By PETER JESSUP
The man you really would not want to be right now is boxer Obed Sullivan as New Zealand heavyweight David Tua lines him up for a spectacular knockout.
Tua is walking the walk and talking the talk, third-person Ali-style, as he revs the American public up for his world title shot.
Sullivan is not a fat man on holiday. The fight will, hopefully, be the one that will finally give Tua the respect and credibility he desires.
Tua cornered plenty of interest in Las Vegas yesterday for the stare-out with his opponent for Sunday's fight. He would have been the lead sports story were it not for Evander Holyfield's announcement that he was pulling out of the weekend's fight with WBO No 1 contender John Ruiz because of injury.

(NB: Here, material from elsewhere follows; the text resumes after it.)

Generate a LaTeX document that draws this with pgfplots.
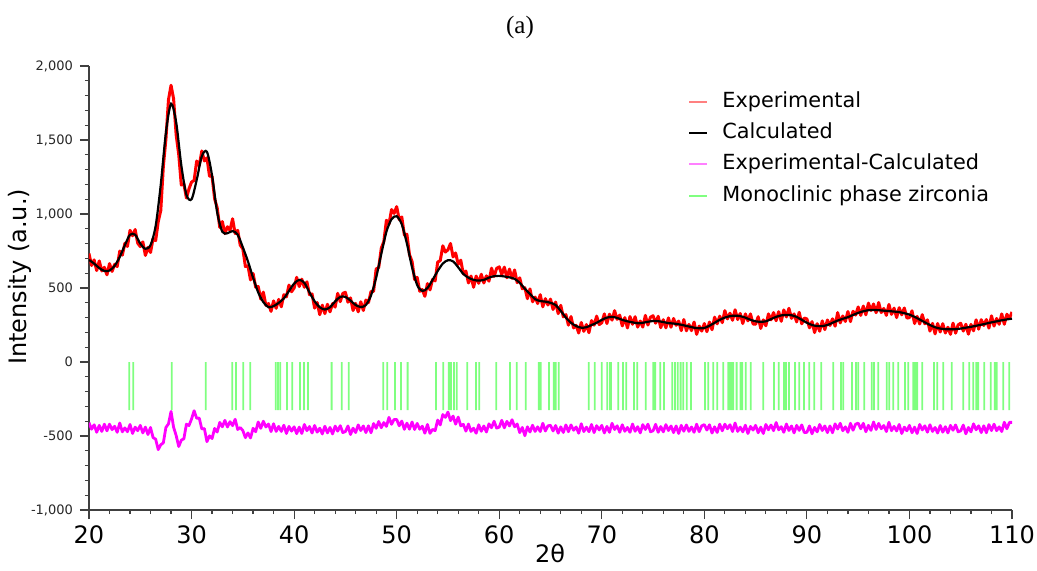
\documentclass[border=0pt]{standalone}
\usepackage{pgfplots}
\pgfplotsset{compat=1.18}
\usepackage{pgfplotstable}
\usepackage{fontspec}
\setmainfont{DejaVu Sans}
\newfontfamily\seriffont{Liberation Serif}

\pgfplotstableread{
x y
20 690
20.5 665
21 635
21.5 615
22 618
22.5 650
23 710
23.5 790
24 860
24.5 860
25 800
25.5 765
26 790
26.5 920
27 1200
27.5 1550
28 1745
28.5 1620
29 1330
29.5 1130
30 1100
30.5 1230
31 1390
31.5 1420
32 1260
32.5 1010
33 880
33.5 870
34 885
34.5 860
35 775
35.5 680
36 570
36.5 470
37 405
37.5 370
38 378
38.5 400
39 430
39.5 480
40 530
40.5 555
41 535
41.5 470
42 410
42.5 370
43 355
43.5 370
44 410
44.5 440
45 440
45.5 415
46 385
46.5 372
47 385
47.5 450
48 570
48.5 730
49 880
49.5 965
50 985
50.5 930
51 800
51.5 640
52 520
52.5 480
53 500
53.5 555
54 615
54.5 665
55 688
55.5 680
56 640
56.5 595
57 570
57.5 555
58 550
58.5 555
59 570
59.5 580
60 582
60.5 578
61 572
61.5 562
62 535
62.5 495
63 460
63.5 425
64 412
64.5 408
65 400
65.5 385
66 345
66.5 300
67 265
67.5 243
68 232
68.5 235
69 250
69.5 265
70 285
70.5 300
71 305
71.5 298
72 285
72.5 275
73 268
73.5 262
74 265
74.5 272
75 277
75.5 276
76 270
76.5 263
77 260
77.5 255
78 248
78.5 240
79 232
79.5 228
80 230
80.5 245
81 265
81.5 285
82 300
82.5 310
83 313
83.5 310
84 300
84.5 285
85 275
85.5 272
86 275
86.5 290
87 305
87.5 315
88 318
88.5 316
89 305
89.5 285
90 265
90.5 250
91 243
91.5 243
92 250
92.5 265
93 280
93.5 292
94 303
94.5 318
95 332
95.5 343
96 350
96.5 352
97 350
97.5 347
98 344
98.5 341
99 337
99.5 330
100 320
100.5 305
101 287
101.5 268
102 250
102.5 235
103 226
103.5 222
104 221
104.5 222
105 226
105.5 232
106 238
106.5 245
107 252
107.5 260
108 268
108.5 275
109 282
109.5 288
110 293
}\calctable

\pgfplotstableread{
x e d
20 733 -410
20.25 652 -454
20.5 690 -424
20.75 618 -475
21 683 -428
21.25 615 -469
21.5 640 -420
21.75 589 -465
22 665 -420
22.25 612 -457
22.5 660 -434
22.75 645 -475
23 750 -412
23.25 722 -472
23.5 803 -445
23.75 781 -471
24 890 -422
24.25 853 -483
24.5 895 -440
24.75 803 -464
25 780 -428
25.25 812 -479
25.5 720 -440
25.75 775 -490
26 740 -442
26.25 835 -511
26.5 820 -521
26.75 948 -592
27 1024 -559
27.25 1322 -546
27.5 1505 -442
27.75 1772 -418
28 1870 -334
28.25 1778 -441
28.5 1534 -497
28.75 1402 -571
29 1196 -528
29.25 1204 -519
29.5 1108 -420
29.75 1170 -429
30 1216 -385
30.25 1227 -329
30.5 1358 -380
30.75 1326 -379
31 1426 -452
31.25 1358 -450
31.5 1380 -538
31.75 1256 -499
32 1254 -517
32.25 1103 -449
32.5 1042 -473
32.75 910 -408
33 949 -438
33.25 868 -394
33.5 914 -439
33.75 890 -403
34 968 -430
34.25 868 -387
34.5 890 -456
34.75 789 -443
35 765 -463
35.25 645 -511
35.5 650 -479
35.75 555 -513
36 598 -448
36.25 506 -471
36.5 510 -405
36.75 425 -448
37 472 -400
37.25 383 -439
37.5 395 -419
37.75 342 -470
38 413 -417
38.25 363 -469
38.5 423 -435
38.75 373 -469
39 455 -427
39.25 440 -483
39.5 520 -435
39.75 475 -467
40 500 -438
40.25 572 -484
40.5 510 -440
40.75 560 -483
41 505 -422
41.25 542 -464
41.5 455 -436
41.75 460 -480
42 364 -429
42.25 402 -474
42.5 320 -447
42.75 384 -486
43 327 -434
43.25 390 -479
43.5 339 -442
43.75 395 -486
44 371 -433
44.25 464 -467
44.5 408 -430
44.75 464 -477
45 471 -470
45.25 404 -432
45.5 433 -490
45.75 348 -447
46 396 -477
46.25 339 -425
46.5 407 -463
46.75 348 -432
47 419 -477
47.25 401 -431
47.5 477 -478
47.75 477 -416
48 629 -448
48.25 638 -402
48.5 769 -444
48.75 814 -409
49 958 -435
49.25 931 -374
49.5 1030 -421
49.75 1004 -388
50 1050 -388
50.25 962 -431
50.5 980 -399
50.75 858 -455
51 863 -413
51.25 725 -454
51.5 680 -405
51.75 557 -456
52 572 -415
52.25 478 -454
52.5 490 -434
52.75 444 -481
53 530 -422
53.25 487 -482
53.5 558 -455
53.75 548 -464
54 675 -392
54.25 685 -425
54.5 785 -355
54.75 743 -374
55 758 -338
55.25 801 -396
55.5 710 -365
55.75 737 -420
56 660 -372
56.25 688 -431
56.5 595 -421
56.75 615 -467
57 534 -419
57.25 581 -469
57.5 505 -447
57.75 581 -481
58 532 -424
58.25 593 -468
58.5 534 -432
58.75 582 -473
59 546 -418
59.25 634 -444
59.5 578 -400
59.75 633 -447
60 643 -440
60.25 592 -394
60.5 641 -445
60.75 569 -401
61 628 -432
61.25 565 -390
61.5 622 -438
61.75 536 -419
62 569 -477
62.25 495 -442
62.5 502 -498
62.75 428 -438
63 494 -473
63.25 407 -427
63.5 439 -469
63.75 395 -438
64 455 -470
64.25 373 -414
64.5 428 -466
64.75 385 -431
65 425 -428
65.25 355 -466
65.5 405 -429
65.75 327 -481
66 383 -438
66.25 305 -476
66.5 320 -425
66.75 249 -471
67 307 -425
67.25 230 -461
67.5 248 -439
67.75 196 -481
68 267 -417
68.25 207 -470
68.5 253 -440
68.75 198 -471
69 280 -422
69.25 249 -477
69.5 310 -430
69.75 253 -459
70 265 -428
70.25 325 -479
70.5 260 -435
70.75 323 -475
71 283 -414
71.25 347 -456
71.5 288 -431
71.75 317 -475
72 244 -424
72.25 300 -468
72.5 230 -442
72.75 307 -475
73 255 -419
73.25 306 -468
73.5 236 -437
73.75 277 -479
74 236 -423
74.25 315 -456
74.5 250 -420
74.75 303 -471
75 313 -465
75.25 262 -421
75.5 309 -475
75.75 232 -436
76 286 -472
76.25 231 -423
76.5 298 -463
76.75 235 -432
77 294 -477
77.25 248 -432
77.5 277 -483
77.75 212 -428
78 287 -468
78.25 211 -425
78.5 254 -469
78.75 212 -439
79 270 -475
79.25 187 -420
79.5 243 -471
79.75 209 -431
80 260 -423
80.25 205 -460
80.5 270 -424
80.75 218 -480
81 303 -438
81.25 258 -476
81.5 310 -420
81.75 266 -465
82 347 -420
82.25 291 -451
82.5 330 -424
82.75 282 -470
83 353 -412
83.25 287 -469
83.5 328 -440
83.75 260 -472
84 325 -427
84.25 278 -483
84.5 325 -435
84.75 257 -460
85 255 -428
85.25 306 -478
85.5 227 -440
85.75 285 -483
86 245 -422
86.25 325 -458
86.5 285 -426
86.75 334 -464
87 279 -409
87.25 340 -458
87.5 275 -437
87.75 352 -475
88 305 -419
88.25 363 -463
88.5 295 -432
88.75 325 -479
89 271 -428
89.25 336 -462
89.5 258 -425
89.75 297 -477
90 291 -475
90.25 231 -432
90.5 273 -485
90.75 199 -442
91 259 -472
91.25 208 -422
91.5 278 -463
91.75 219 -432
92 284 -477
92.25 247 -432
92.5 292 -478
92.75 242 -418
93 334 -453
93.25 264 -414
93.5 311 -464
93.75 274 -438
94 341 -475
94.25 273 -414
94.5 343 -461
94.75 317 -420
95 372 -413
95.25 315 -451
95.5 378 -414
95.75 319 -471
96 398 -428
96.25 348 -462
96.5 392 -405
96.75 333 -456
97 402 -415
97.25 334 -451
97.5 362 -429
97.75 315 -470
98 389 -407
98.25 322 -464
98.5 364 -435
98.75 300 -466
99 367 -422
99.25 319 -483
99.5 365 -440
99.75 297 -465
100 300 -428
100.25 346 -478
100.5 260 -440
100.75 308 -483
101 257 -422
101.25 320 -459
101.5 258 -431
101.75 285 -474
102 209 -424
102.25 261 -469
102.5 190 -442
102.75 260 -480
103 203 -429
103.25 259 -474
103.5 196 -437
103.75 235 -479
104 187 -428
104.25 263 -461
104.5 195 -425
104.75 251 -472
105 262 -465
105.25 209 -426
105.5 255 -485
105.75 188 -442
106 254 -472
106.25 211 -418
106.5 285 -458
106.75 222 -431
107 286 -477
107.25 247 -431
107.5 287 -478
107.75 229 -423
108 312 -463
108.25 243 -420
108.5 294 -464
108.75 255 -438
109 325 -470
109.25 255 -407
109.5 323 -451
109.75 294 -408
110 338 -408
}\exptable

\pgfplotstableread{
x y
23.93 -325
24.32 -325
28.06 -325
31.38 -325
33.97 -325
34.33 -325
35.04 -325
35.73 -325
38.20 -325
38.43 -325
38.65 -325
39.31 -325
39.82 -325
40.57 -325
40.96 -325
41.35 -325
43.66 -325
44.64 -325
45.32 -325
48.70 -325
49.09 -325
49.84 -325
50.42 -325
51.07 -325
53.83 -325
54.55 -325
55.07 -325
55.20 -325
55.30 -325
55.59 -325
55.85 -325
56.89 -325
57.73 -325
58.06 -325
59.71 -325
61.05 -325
61.70 -325
62.58 -325
63.85 -325
64.04 -325
64.85 -325
65.31 -325
65.51 -325
65.80 -325
68.72 -325
69.31 -325
69.99 -325
70.54 -325
70.80 -325
70.90 -325
71.61 -325
72.07 -325
72.39 -325
73.14 -325
73.46 -325
74.28 -325
75.02 -325
75.22 -325
75.70 -325
76.06 -325
76.87 -325
77.14 -325
77.40 -325
77.69 -325
77.95 -325
78.28 -325
78.70 -325
80.06 -325
80.38 -325
80.87 -325
81.26 -325
81.85 -325
82.33 -325
82.50 -325
82.66 -325
82.82 -325
83.15 -325
83.54 -325
83.70 -325
84.03 -325
84.52 -325
85.75 -325
86.79 -325
87.25 -325
87.77 -325
87.96 -325
88.26 -325
88.84 -325
89.26 -325
89.72 -325
90.23 -325
90.72 -325
91.40 -325
92.57 -325
93.32 -325
93.55 -325
94.40 -325
94.79 -325
95.01 -325
95.60 -325
96.32 -325
96.54 -325
96.96 -325
97.78 -325
98.03 -325
98.42 -325
98.91 -325
99.56 -325
99.88 -325
100.37 -325
100.57 -325
100.76 -325
101.25 -325
102.39 -325
102.71 -325
103.30 -325
104.12 -325
105.25 -325
105.83 -325
106.22 -325
106.51 -325
106.71 -325
107.30 -325
107.92 -325
108.31 -325
108.50 -325
109.15 -325
109.73 -325
}\phasetable

\definecolor{expred}{RGB}{255,0,0}
\definecolor{diffmag}{RGB}{255,0,255}
\definecolor{phgreen}{RGB}{0,255,0}
\definecolor{axgray}{RGB}{64,64,64}

\begin{document}
\begin{tikzpicture}
\useasboundingbox (-44.5pt,-30pt) rectangle (474pt,255pt);
\begin{axis}[
  scale only axis, width=461.5pt, height=222pt,
  xmin=20, xmax=110, ymin=-1000, ymax=2000,
  axis x line*=bottom, axis y line*=left,
  axis line style={line width=0.8pt, color=axgray},
  xtick={20,30,...,110}, ytick={-1000,-500,...,2000},
  minor x tick num=4, minor y tick num=4,
  tick align=outside, major tick length=4.5pt, minor tick length=2pt,
  every tick/.style={line width=0.6pt, color=axgray},
  scaled y ticks=false,
  /pgf/number format/assume math mode=true,
  yticklabel style={font=\fontsize{6.5}{8}\selectfont, /pgf/number format/1000 sep={,}, text=black!85},
  xticklabel style={font=\fontsize{12}{14}\selectfont, text=black},
  xlabel={2θ}, ylabel={Intensity (a.u.)},
  xlabel style={font=\fontsize{12}{14}\selectfont, at={(axis description cs:0.4995,-0.0968)}, anchor=center},
  ylabel style={font=\fontsize{12}{14}\selectfont, at={(axis description cs:-0.0748,0.525)}, anchor=center},
  legend image code/.code={\draw[#1] (0pt,0pt) -- (9pt,0pt); \path (16pt,0pt);},
  legend cell align=left,
  legend style={at={(axis description cs:0.649,0.949)}, anchor=north west, draw=none, fill=none,
    inner sep=0pt, row sep=3.2pt, font=\fontsize{10.4}{12}\selectfont,
    nodes={inner xsep=0pt, inner ysep=1pt, text height=8pt, text depth=2.5pt}},
]
\addplot[forget plot, ybar, bar width=0.9pt, draw=none, fill=phgreen, fill opacity=0.5] table[x=x, y=y] {\phasetable};
\addplot[forget plot, color=expred, line width=1.5pt, line join=round] table[x=x, y=e] {\exptable};
\addplot[forget plot, color=black, line width=1.1pt, smooth, tension=0.5] table[x=x, y=y] {\calctable};
\addplot[forget plot, color=diffmag, line width=1.4pt, line join=round] table[x=x, y=d] {\exptable};
\addlegendimage{color=expred!50, line width=1pt}
\addlegendentry{Experimental}
\addlegendimage{color=black, line width=1pt}
\addlegendentry{Calculated}
\addlegendimage{color=diffmag!50, line width=1pt}
\addlegendentry{Experimental-Calculated}
\addlegendimage{color=phgreen!50, line width=1pt}
\addlegendentry{Monoclinic phase zirconia}
\end{axis}
\node[font=\seriffont\fontsize{12.5}{14}\selectfont] at (215.5pt,241.5pt) {(a)};
\end{tikzpicture}
\end{document}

Sullivan and Tua eyeballed each other at the fight venue, the MGM Grand. The menace Sullivan saw in Tua's eyes also menaced The Strip - three huge posters of the Aucklander adorn the hotel-casino's huge advertising tower.
Sullivan's leg began to twitch. The tremble reached earthquake proportions and the 31-year-old eventually had to stand and walk away from the meet-the-press table to bring it under control.
"I saw a lot of fear in his eyes," Tua said afterwards. "I don't say that with disrespect. But David Tua looks in someone's eyes and he can tell what they're about, and he was scared."
Manager Kevin Barry's take on it was similar and he was not at all surprised at Sullivan's nervous reaction.
"Dave's stare is one of his advantages. When he goes to the middle of the ring and puts it on his opponent I get scared sitting ringside, even when I know he's not going to hit me."
Tua is treating the bout as if it were his heavyweight title shot.
"People keep talking to me about November [his date with Lennox Lewis] but this is the fight I have to win. David Tua don't look past anyone. He [Sullivan] is a soldier, he ain't gonna lie down for anyone."
It is unlikely to be a round-one knockout. Sullivan, aged 31, with a 35-6-1 record, including 25 knockouts, sits just outside the top 10 of most of the world boxing authority rankings.
He went 10 rounds with Lewis' last opponent, Michael Grant, last year. In 2000 he has had two fights, most recently a points loss to Ukrainian Vitali Klitscho, who is the WBO's No 1 contender. Earlier, he knocked out fellow-American Jeff Lally, who Tua beat in a round-two KO in 1997.
Sullivan is 1.89m to Tua's 1.76 and around 10lb heavier than the Aucklander's 242. But the Tua camp have no worries.
"He's never been hit as hard as he'll be hit by David," Barry said. "I looked at the guy and felt sorry for him because David's going to break him in two."
There is plenty of talking up the fight going on as Barry seeks to build interest. He wants to capture the imagination of the American public the way Mike Tyson did at his peak.
Money is the motivation. The Lewis-Grant fight drew around 300,000 pay-to-view connections at $US40 each for a cool $12m, with the boxers taking a cut. Tyson's least-watched fight has cornered more than twice that.
"We want to create a star. David wants to be The Man and he wants to be treated like The Man.
"He's blossomed under [new promoters] America Presents," Barry said.
Yesterday he was the star for television channels, cable sports ESPN, Sports Illustrated, USA Today and Las Vegas radio.
Tua said: "I'm getting the respect and credibility I feel I've worked for."